The film has been read as both an allegory for the perceived loss of personal autonomy in the Soviet Union and as an indictment of McCarthyist paranoia about Communism during the early stages of the Cold War.
As Adam Roberts wrote in Science Fiction; The New Critical Idiom:
Indeed [the film] can be read both as right-wing McCarthyite scaremongering—Communists from an Alien place are infiltrating our American towns and wiping out their American values, and the worst of it is they look exactly like Americans—and as left-wing liberal satire on the ideological climate of conformism that McCarthyism produced, where the lack of emotion of the podpeople corresponds to the ethical blind eyes turned by Americans to the persecutions of their fellows by over-zealous McCarthyites.
Despite the general agreement among film critics regarding these political connotations of the film, lead actor Kevin McCarthy said in an interview included on the 1998 DVD release that he felt no political allegory was intended. The interviewer stated that he had spoken with the author of the original novel, Jack Finney, who also professed to have intended no specific political allegory in the work.

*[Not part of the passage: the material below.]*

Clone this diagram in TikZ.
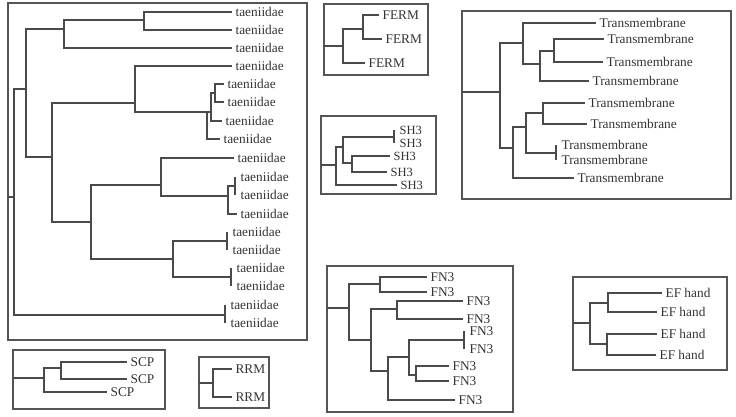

In his autobiography, "I Thought We Were Making Movies, Not History", Walter Mirisch writes: "People began to read meanings into pictures that were never intended. The Invasion of the Body Snatchers is an example of that. I remember reading a magazine article arguing that the picture was intended as an allegory about the communist infiltration of America. From personal knowledge, neither Walter Wanger nor Don Siegel, who directed it, nor Dan Mainwaring, who wrote the script nor the original author Jack Finney, nor myself saw it as anything other than a thriller, pure and simple".